| WHAT YOU WILL DO |
Leave out every picture, then transcribe the rest of the listing exactly.

| INFORMATION PROVIDED |

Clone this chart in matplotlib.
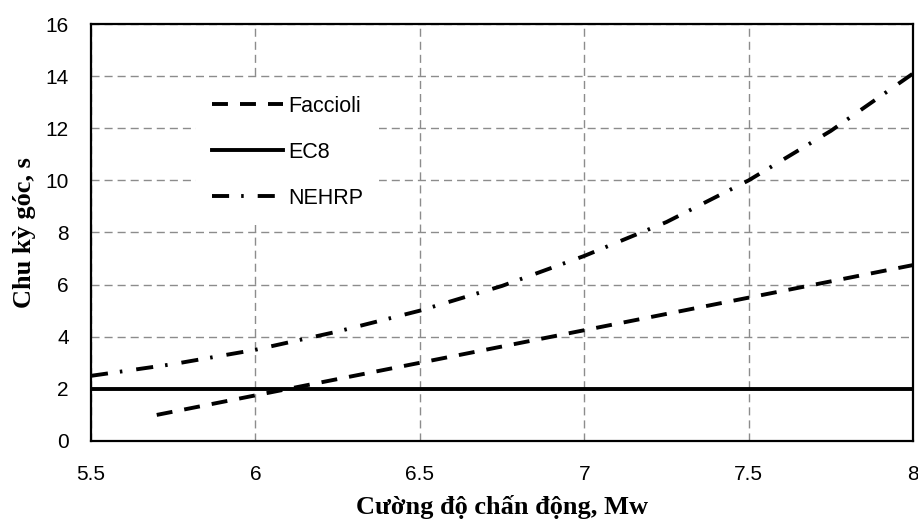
import numpy as np
import matplotlib
matplotlib.use("Agg")
import matplotlib.pyplot as plt

# magnitude vs corner period for three models
mw_faccioli = [5.7, 6.0, 6.5, 7.0, 7.5, 8.0]
t_faccioli = [1.0, 1.75, 3.0, 4.25, 5.5, 6.75]

mw_ec8 = [5.5, 8.0]
t_ec8 = [2.0, 2.0]

mw_nehrp = [5.5, 5.75, 6.0, 6.25, 6.5, 6.75, 7.0, 7.25, 7.5, 7.75, 8.0]
t_nehrp = [2.5, 2.95, 3.5, 4.2, 5.0, 5.95, 7.1, 8.4, 10.0, 11.9, 14.1]

x_ticks = [5.5, 6, 6.5, 7, 7.5, 8]
x_labels = ["5.5", "6", "6.5", "7", "7.5", "8"]
y_ticks = [0, 2, 4, 6, 8, 10, 12, 14, 16]

sans = ["Liberation Sans", "DejaVu Sans"]
serif = ["Liberation Serif", "DejaVu Serif"]

fig = plt.figure(figsize=(9.18, 5.22), dpi=100)
ax = fig.add_axes([0.0991, 0.1552, 0.8955, 0.7988])

lw = 2.8
ax.plot(mw_faccioli, t_faccioli, color="black", lw=lw,
        linestyle=(0, (4.1, 3.1)), label="Faccioli", zorder=3)
ax.plot(mw_ec8, t_ec8, color="black", lw=lw, label="EC8", zorder=3)
ax.plot(mw_nehrp, t_nehrp, color="black", lw=lw,
        linestyle=(0, (4.4, 3.1, 0.65, 3.6)), label="NEHRP", zorder=3)

ax.set_xlim(5.5, 8)
ax.set_ylim(0, 16)
ax.set_xticks(x_ticks)
ax.set_xticklabels(x_labels)
ax.set_yticks(y_ticks)
ax.tick_params(length=0, labelsize=15)
ax.tick_params(axis="x", pad=17)
ax.tick_params(axis="y", pad=16)
for lab in ax.get_xticklabels() + ax.get_yticklabels():
    lab.set_family(sans)

ax.grid(True, color="#8c8c8c", lw=1.0, linestyle=(0, (5.8, 3.6)))
ax.set_axisbelow(True)
for sp in ax.spines.values():
    sp.set_linewidth(1.6)
    sp.set_color("black")

ax.set_xlabel("Cường độ chấn động, Mw", family=serif, fontweight="bold",
              fontsize=19, labelpad=8)
ax.set_ylabel("Chu kỳ góc, s", family=serif, fontweight="bold",
              fontsize=19, labelpad=7)

leg = ax.legend(loc="upper left", bbox_to_anchor=(0.128, 0.866),
                prop={"family": sans, "size": 15.5}, frameon=True,
                fancybox=False, edgecolor="none", facecolor="white",
                framealpha=1.0, handlelength=3.3, handletextpad=0.23,
                labelspacing=1.15, borderpad=0.75, borderaxespad=0)
leg.set_zorder(4)

fig.savefig("out.png", dpi=100)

| THE ANSWER |
Clone this chart in matplotlib.
import numpy as np
import matplotlib
matplotlib.use("Agg")
import matplotlib.pyplot as plt

# magnitude vs corner period for three models
mw_faccioli = [5.7, 6.0, 6.5, 7.0, 7.5, 8.0]
t_faccioli = [1.0, 1.75, 3.0, 4.25, 5.5, 6.75]

mw_ec8 = [5.5, 8.0]
t_ec8 = [2.0, 2.0]

mw_nehrp = [5.5, 5.75, 6.0, 6.25, 6.5, 6.75, 7.0, 7.25, 7.5, 7.75, 8.0]
t_nehrp = [2.5, 2.95, 3.5, 4.2, 5.0, 5.95, 7.1, 8.4, 10.0, 11.9, 14.1]

x_ticks = [5.5, 6, 6.5, 7, 7.5, 8]
x_labels = ["5.5", "6", "6.5", "7", "7.5", "8"]
y_ticks = [0, 2, 4, 6, 8, 10, 12, 14, 16]

sans = ["Liberation Sans", "DejaVu Sans"]
serif = ["Liberation Serif", "DejaVu Serif"]

fig = plt.figure(figsize=(9.18, 5.22), dpi=100)
ax = fig.add_axes([0.0991, 0.1552, 0.8955, 0.7988])

lw = 2.8
ax.plot(mw_faccioli, t_faccioli, color="black", lw=lw,
        linestyle=(0, (4.1, 3.1)), label="Faccioli", zorder=3)
ax.plot(mw_ec8, t_ec8, color="black", lw=lw, label="EC8", zorder=3)
ax.plot(mw_nehrp, t_nehrp, color="black", lw=lw,
        linestyle=(0, (4.4, 3.1, 0.65, 3.6)), label="NEHRP", zorder=3)

ax.set_xlim(5.5, 8)
ax.set_ylim(0, 16)
ax.set_xticks(x_ticks)
ax.set_xticklabels(x_labels)
ax.set_yticks(y_ticks)
ax.tick_params(length=0, labelsize=15)
ax.tick_params(axis="x", pad=17)
ax.tick_params(axis="y", pad=16)
for lab in ax.get_xticklabels() + ax.get_yticklabels():
    lab.set_family(sans)

ax.grid(True, color="#8c8c8c", lw=1.0, linestyle=(0, (5.8, 3.6)))
ax.set_axisbelow(True)
for sp in ax.spines.values():
    sp.set_linewidth(1.6)
    sp.set_color("black")

ax.set_xlabel("Cường độ chấn động, Mw", family=serif, fontweight="bold",
              fontsize=19, labelpad=8)
ax.set_ylabel("Chu kỳ góc, s", family=serif, fontweight="bold",
              fontsize=19, labelpad=7)

leg = ax.legend(loc="upper left", bbox_to_anchor=(0.128, 0.866),
                prop={"family": sans, "size": 15.5}, frameon=True,
                fancybox=False, edgecolor="none", facecolor="white",
                framealpha=1.0, handlelength=3.3, handletextpad=0.23,
                labelspacing=1.15, borderpad=0.75, borderaxespad=0)
leg.set_zorder(4)

fig.savefig("out.png", dpi=100)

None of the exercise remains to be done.